**MATERIAL PROVIDED**:

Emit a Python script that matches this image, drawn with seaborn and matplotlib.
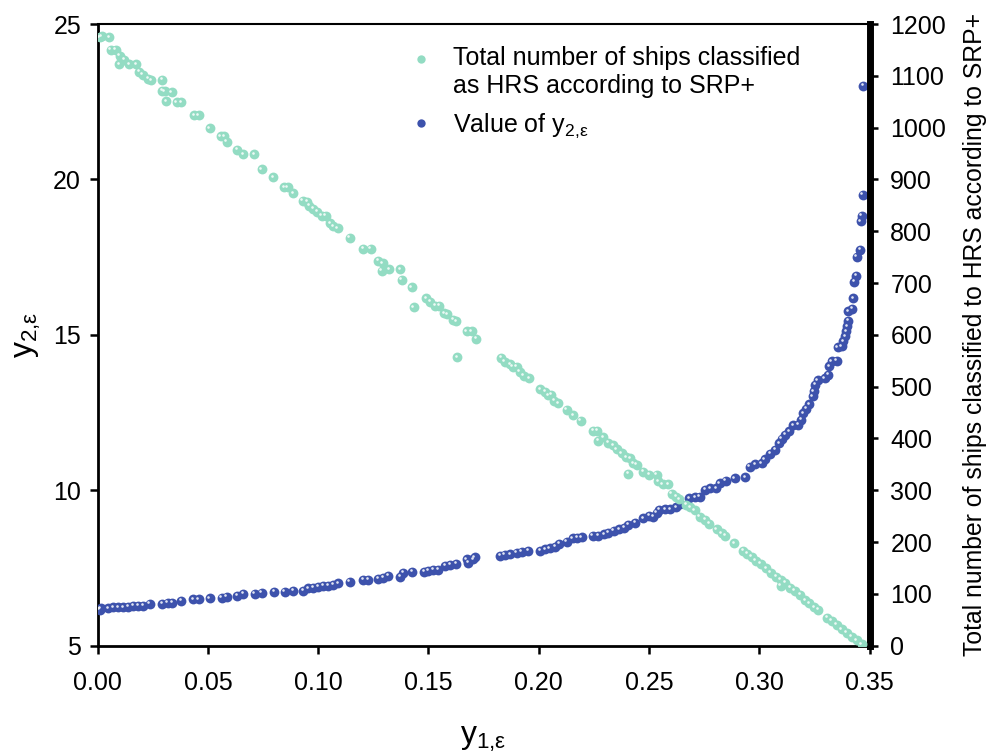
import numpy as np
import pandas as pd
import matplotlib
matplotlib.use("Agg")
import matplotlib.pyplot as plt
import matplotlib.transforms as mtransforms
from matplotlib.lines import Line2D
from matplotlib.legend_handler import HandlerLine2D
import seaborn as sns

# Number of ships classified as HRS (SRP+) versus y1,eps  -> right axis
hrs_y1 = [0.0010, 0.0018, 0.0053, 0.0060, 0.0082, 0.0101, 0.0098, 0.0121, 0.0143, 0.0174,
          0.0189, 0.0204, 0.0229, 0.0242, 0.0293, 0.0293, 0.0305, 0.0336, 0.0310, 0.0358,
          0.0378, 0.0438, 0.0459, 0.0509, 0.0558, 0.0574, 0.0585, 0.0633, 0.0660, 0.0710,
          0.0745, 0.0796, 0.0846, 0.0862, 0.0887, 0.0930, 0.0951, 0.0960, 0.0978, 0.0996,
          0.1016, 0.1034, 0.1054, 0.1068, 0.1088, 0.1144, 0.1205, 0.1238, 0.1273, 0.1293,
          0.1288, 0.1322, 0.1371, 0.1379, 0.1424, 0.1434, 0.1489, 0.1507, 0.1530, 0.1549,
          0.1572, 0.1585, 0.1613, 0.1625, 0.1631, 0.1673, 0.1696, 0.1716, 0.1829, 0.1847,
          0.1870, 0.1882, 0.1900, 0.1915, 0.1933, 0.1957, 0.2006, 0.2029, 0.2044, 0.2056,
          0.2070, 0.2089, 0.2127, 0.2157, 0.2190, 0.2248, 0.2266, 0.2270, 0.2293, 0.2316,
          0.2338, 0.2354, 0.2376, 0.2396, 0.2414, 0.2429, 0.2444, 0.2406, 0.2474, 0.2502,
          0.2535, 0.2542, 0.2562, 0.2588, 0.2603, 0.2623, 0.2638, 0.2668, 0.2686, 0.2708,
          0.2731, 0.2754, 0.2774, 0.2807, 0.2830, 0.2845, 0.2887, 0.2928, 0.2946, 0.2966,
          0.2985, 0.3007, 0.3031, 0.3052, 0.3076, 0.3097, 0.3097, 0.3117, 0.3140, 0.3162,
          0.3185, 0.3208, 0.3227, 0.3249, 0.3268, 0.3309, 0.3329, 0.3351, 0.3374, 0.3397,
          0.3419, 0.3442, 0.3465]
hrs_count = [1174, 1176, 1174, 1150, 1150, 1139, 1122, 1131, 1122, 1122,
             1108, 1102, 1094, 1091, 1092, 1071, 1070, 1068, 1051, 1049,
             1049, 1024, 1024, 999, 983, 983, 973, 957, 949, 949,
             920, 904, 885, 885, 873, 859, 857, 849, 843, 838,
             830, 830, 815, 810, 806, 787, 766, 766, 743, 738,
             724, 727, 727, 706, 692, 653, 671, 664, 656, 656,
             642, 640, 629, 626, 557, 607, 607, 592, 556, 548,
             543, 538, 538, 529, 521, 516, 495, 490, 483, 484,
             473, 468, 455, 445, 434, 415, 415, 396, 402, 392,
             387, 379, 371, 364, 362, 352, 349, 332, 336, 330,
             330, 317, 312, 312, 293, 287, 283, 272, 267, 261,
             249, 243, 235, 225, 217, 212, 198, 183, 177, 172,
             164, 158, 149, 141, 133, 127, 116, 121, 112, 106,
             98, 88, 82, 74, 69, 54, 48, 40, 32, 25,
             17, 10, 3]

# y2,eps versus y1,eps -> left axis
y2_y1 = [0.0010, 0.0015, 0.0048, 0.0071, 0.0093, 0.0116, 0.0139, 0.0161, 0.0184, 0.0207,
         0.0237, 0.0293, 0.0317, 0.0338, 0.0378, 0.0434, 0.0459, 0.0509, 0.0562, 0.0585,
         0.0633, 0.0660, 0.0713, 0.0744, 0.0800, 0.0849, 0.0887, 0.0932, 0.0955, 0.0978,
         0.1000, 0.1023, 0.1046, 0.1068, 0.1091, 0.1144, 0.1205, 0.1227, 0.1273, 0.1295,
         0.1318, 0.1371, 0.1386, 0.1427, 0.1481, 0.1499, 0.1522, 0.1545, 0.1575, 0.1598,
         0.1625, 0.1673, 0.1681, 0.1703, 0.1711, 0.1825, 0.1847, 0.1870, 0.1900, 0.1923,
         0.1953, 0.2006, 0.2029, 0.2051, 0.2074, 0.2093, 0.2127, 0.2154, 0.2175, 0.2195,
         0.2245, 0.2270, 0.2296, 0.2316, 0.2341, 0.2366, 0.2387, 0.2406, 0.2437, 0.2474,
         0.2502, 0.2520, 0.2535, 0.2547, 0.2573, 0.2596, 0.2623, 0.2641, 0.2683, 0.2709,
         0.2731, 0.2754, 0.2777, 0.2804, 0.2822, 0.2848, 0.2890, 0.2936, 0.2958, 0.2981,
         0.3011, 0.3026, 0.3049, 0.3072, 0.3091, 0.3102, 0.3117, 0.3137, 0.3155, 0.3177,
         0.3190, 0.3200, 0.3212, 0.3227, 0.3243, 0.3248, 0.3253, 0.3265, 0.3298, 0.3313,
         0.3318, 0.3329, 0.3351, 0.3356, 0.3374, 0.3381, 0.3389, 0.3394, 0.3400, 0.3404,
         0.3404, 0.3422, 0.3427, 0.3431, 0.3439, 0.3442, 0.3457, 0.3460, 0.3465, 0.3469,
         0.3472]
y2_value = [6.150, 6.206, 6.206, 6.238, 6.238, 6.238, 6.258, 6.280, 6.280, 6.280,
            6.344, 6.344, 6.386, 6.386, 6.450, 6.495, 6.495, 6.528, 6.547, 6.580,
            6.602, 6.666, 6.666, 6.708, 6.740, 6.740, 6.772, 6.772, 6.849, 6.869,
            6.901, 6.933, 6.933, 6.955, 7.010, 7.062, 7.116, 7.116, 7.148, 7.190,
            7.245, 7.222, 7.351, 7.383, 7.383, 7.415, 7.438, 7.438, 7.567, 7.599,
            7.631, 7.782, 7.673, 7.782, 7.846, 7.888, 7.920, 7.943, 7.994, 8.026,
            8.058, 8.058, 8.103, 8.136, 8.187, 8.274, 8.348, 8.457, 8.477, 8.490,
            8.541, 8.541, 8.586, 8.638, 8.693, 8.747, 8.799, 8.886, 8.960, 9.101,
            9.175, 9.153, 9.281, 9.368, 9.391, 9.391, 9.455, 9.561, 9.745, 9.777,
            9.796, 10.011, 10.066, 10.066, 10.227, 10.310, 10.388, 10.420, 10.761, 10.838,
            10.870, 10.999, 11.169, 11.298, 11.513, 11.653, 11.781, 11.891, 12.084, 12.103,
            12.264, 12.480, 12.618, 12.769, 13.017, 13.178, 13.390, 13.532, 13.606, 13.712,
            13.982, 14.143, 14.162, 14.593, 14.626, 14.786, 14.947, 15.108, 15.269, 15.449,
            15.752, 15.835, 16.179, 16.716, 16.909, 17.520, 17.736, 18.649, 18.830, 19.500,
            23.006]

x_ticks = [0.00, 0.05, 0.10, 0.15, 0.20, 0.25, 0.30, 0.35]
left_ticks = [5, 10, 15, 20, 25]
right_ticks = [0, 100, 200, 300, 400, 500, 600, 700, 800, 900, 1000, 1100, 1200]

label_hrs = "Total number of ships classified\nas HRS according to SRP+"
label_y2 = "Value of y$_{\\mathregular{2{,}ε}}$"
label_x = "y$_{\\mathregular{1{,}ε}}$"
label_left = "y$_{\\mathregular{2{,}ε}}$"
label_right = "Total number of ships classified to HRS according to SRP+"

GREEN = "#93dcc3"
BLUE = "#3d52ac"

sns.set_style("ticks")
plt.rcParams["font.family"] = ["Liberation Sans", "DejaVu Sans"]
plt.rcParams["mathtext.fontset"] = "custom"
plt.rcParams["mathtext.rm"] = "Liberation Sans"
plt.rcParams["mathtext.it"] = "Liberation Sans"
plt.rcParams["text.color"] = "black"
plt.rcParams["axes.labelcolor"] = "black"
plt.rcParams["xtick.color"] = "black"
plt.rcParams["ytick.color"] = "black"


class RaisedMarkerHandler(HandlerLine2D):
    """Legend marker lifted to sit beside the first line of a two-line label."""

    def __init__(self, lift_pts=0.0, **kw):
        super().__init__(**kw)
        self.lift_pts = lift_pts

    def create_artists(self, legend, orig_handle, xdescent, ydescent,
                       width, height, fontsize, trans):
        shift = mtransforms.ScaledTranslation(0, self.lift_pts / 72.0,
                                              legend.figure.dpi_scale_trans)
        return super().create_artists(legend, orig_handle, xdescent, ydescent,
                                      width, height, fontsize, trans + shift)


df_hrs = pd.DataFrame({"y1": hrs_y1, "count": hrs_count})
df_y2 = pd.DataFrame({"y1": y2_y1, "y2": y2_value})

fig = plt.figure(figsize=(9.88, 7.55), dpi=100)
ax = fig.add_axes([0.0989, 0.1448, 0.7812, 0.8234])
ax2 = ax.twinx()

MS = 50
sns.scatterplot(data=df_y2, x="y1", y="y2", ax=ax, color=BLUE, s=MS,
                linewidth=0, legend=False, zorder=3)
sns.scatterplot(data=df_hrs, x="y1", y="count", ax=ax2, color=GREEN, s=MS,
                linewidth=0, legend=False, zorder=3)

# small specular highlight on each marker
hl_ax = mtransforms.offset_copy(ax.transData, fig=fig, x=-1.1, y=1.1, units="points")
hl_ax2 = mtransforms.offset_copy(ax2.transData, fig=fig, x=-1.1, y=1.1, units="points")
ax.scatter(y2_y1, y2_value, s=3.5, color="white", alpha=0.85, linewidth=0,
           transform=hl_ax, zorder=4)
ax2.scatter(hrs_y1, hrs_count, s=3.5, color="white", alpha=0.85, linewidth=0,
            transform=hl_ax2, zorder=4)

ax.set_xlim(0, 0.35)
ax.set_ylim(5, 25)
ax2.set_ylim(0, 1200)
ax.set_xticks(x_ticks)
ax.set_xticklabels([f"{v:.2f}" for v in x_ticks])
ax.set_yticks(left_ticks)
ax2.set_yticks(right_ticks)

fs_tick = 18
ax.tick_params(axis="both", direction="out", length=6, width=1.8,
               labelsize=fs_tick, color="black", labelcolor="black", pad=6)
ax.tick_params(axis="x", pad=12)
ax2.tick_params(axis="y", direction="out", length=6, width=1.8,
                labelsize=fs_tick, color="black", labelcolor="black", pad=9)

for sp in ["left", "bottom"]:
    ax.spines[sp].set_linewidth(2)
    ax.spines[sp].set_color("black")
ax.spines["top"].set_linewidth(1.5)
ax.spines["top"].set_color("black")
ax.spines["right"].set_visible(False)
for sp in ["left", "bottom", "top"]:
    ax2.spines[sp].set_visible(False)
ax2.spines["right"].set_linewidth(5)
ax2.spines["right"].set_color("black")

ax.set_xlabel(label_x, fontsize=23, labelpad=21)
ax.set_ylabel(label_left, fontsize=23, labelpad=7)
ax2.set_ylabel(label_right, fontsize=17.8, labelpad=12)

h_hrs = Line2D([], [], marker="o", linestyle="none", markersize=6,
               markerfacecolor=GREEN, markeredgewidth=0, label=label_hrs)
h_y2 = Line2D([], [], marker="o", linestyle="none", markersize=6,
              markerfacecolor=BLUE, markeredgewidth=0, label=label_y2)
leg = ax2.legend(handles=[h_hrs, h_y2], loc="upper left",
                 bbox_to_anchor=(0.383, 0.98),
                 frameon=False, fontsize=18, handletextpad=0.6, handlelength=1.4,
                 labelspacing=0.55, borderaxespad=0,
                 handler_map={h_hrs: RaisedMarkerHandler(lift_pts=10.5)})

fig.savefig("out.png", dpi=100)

**PROBLEM DESCRIPTION**: Only lines belong in the copy: transcribe those from the start of the data through the line that contains "import seaborn as sns", and skip the pictures.

**THE RESPONSE**:
Emit a Python script that matches this image, drawn with seaborn and matplotlib.
import numpy as np
import pandas as pd
import matplotlib
matplotlib.use("Agg")
import matplotlib.pyplot as plt
import matplotlib.transforms as mtransforms
from matplotlib.lines import Line2D
from matplotlib.legend_handler import HandlerLine2D
import seaborn as sns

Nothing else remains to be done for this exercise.